Eu fico meio deslumbrada aos domingos quando assisto a dois
programas de televisão: um é o Sr. Brasil, que passa na TV Cultura, e o outro é
o Esquenta que passa na Globo. Ambos
mostram a cultura brasileira do povão. Um de uma maneira mais elitizada e o
outro de uma forma mais escrachada, mas ambos mostram a cultura musical da
grande maioria da população, o que a pequena elite chama de povão, seja na roça
ou na cidade, ontem ou hoje.
O Sr. Brasil retrata
a cultura popular de anos atrás, então tornou-se meio “cult”, meio “chic”, mas
não deixa de ser a cultura musical do povão de anos atrás.

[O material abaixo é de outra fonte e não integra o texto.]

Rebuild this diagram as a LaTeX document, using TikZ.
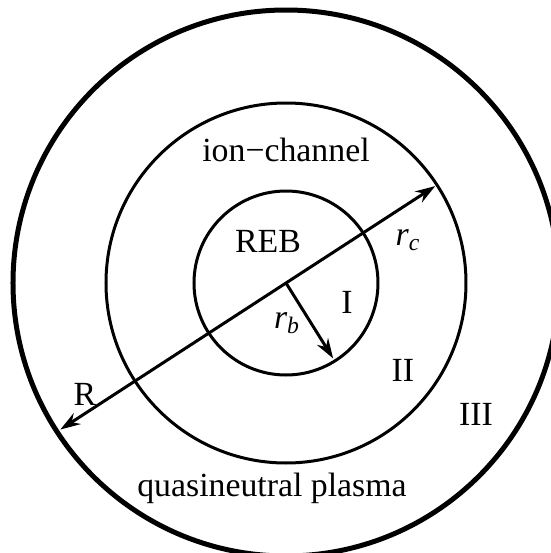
\documentclass[tikz,border=0pt]{standalone}
\usepackage{fontspec}
\setmainfont{Liberation Serif}
\usetikzlibrary{arrows.meta}

\tikzset{
  ring/.style={line width=1.5pt},
  outerring/.style={line width=2.5pt},
  radius arrow/.style={line width=1.5pt, <->},
  region/.style={font=\fontsize{16.9}{18}\selectfont, inner sep=0pt}
}

\begin{document}
\begin{tikzpicture}[x=0.5pt, y=0.5pt, >={Stealth[length=10pt, width=6.5pt]}]
  \useasboundingbox (-286,283) rectangle (265,-270);
  \clip (-286,283) rectangle (265,-270);
  \coordinate (o) at (0,0);
  % the three regions
  \draw[outerring] (o) circle [radius=273];
  \draw[ring] (o) circle [radius=180];
  \draw[ring] (o) circle [radius=92];
  % radii
  \coordinate (rcend) at (33:178);
  \coordinate (Rend) at (213:269);
  \coordinate (rbend) at (-58:89);
  \draw[radius arrow] (Rend) -- (rcend);
  \draw[line width=1.5pt, ->] (o) -- (rbend);
  % labels
  \node[region] (chan) at (0,133) {ion−channel};
  \node[region] (reb) at (-18,42) {REB};
  \node[region] (rc) at (122,43) {\itshape r\textsubscript{c}};
  \node[region] (one) at (61,-19) {I};
  \node[region] (rb) at (1,-40) {\itshape r\textsubscript{b}};
  \node[region] (two) at (117,-87) {II};
  \node[region] (bigR) at (-201,-111) {R};
  \node[region] (three) at (190,-131) {III};
  \node[region] (plasma) at (-14,-205) {quasineutral plasma};
\end{tikzpicture}
\end{document}
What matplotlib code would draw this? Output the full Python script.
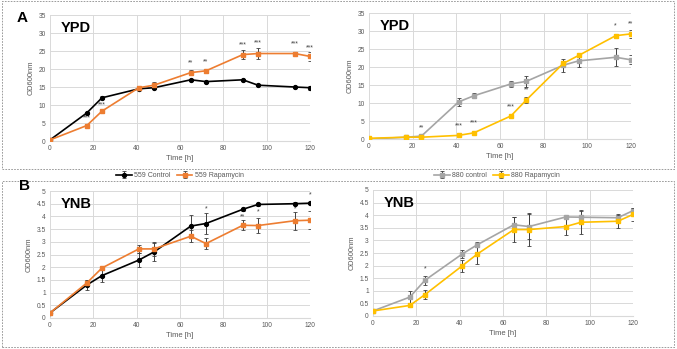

O Esquenta retrata a
cultura musical do povão nos dias de hoje, valoriza aquilo que nós, os
hipócritas musicais, desprezamos: o funk, o pagode, enfim, as coisas que os
pobres gostam e ouvem.
Isso me fez pensar em Noel Rosa. O sujeito da década de trinta era de classe média, mas vivia enfronhado na favela, vivendo a cultura que rolava no morro naquele tempo. Quando Noel cantava
“Agora vou mudar minha conduta,
eu vou pra luta pois eu quero me aprumar
Vou tratar você com a força bruta,
Pra poder me reabilitar
Pois esta vida não esta sopa e eu pergunto:
Com que roupa?
Com que roupa eu vou
Pro samba que você me convidou?”
será que era tão diferente e tão mais genial do que quando Michel Teló canta
“Nossa, nossa
Assim você me mata
Ai se eu te pego
Ai ai se eu te pego...” ?
Dias atrás, o Esquenta rolando na TV, então uma pessoa me disse:
_ Eu gostava da Regina
Casé, mas não concordo com esta forma de programa de televisão popular que
mostra a favela como sendo uma coisa boa. Os favelados vivem à margem da
sociedade, são malandros e aproveitadores, querem viver à custa dos outros e do
governo.
Neste momento, o plantão da Globo informou a triste notícia de um incêndio na favela. É
o segundo que vejo acontecer nesta época próxima do Natal. Este tipo de coisa
me choca, porque os barracos de madeirite e papelão se incendeiam com
facilidade e rapidamente consomem o pouco que é o tudo para algumas famílias.
A
pessoa então me disse:
_ Bobagem se abalar
com isso! Eles fazem isso de propósito. Essa gente coloca fogo em suas próprias
casas, principalmente nesta época do ano, para tocar o sentimento das pessoas e
sensibilizar os governantes para que, acelerem a entrega de casas populares
prontas, assentando estas famílias que nem estão inscritas em programas de
habitação, às quais, depois de entregues, são vendidas, e estas famílias voltam
para os mesmos lugares e constroem novos barracos formando novas favelas.
Sei que isso realmente acontece, que gente mal intencionada
existe em tudo quanto é lugar. Só não se pode esquecer que este é um problema
cultural, e como tal, ligado à ignorância de um povo pobre e sem instrução. Não
se pode cobrar atitudes éticas e coerentes de gente que não teve oportunidade
de estudar nada, muito menos pensar o significado da palavra ética.
Será que o povo da favela é tão diferente do povo da cidade? Dinheiro não é sinônimo de cultura, e gente sem ética existe em tudo quanto é lugar. Cultura não é só o conhecimento intelectual, também é o conjunto de costumes de um povo. E nada é mais bonito do que admirar seu próprio povo e ser solidário com ele.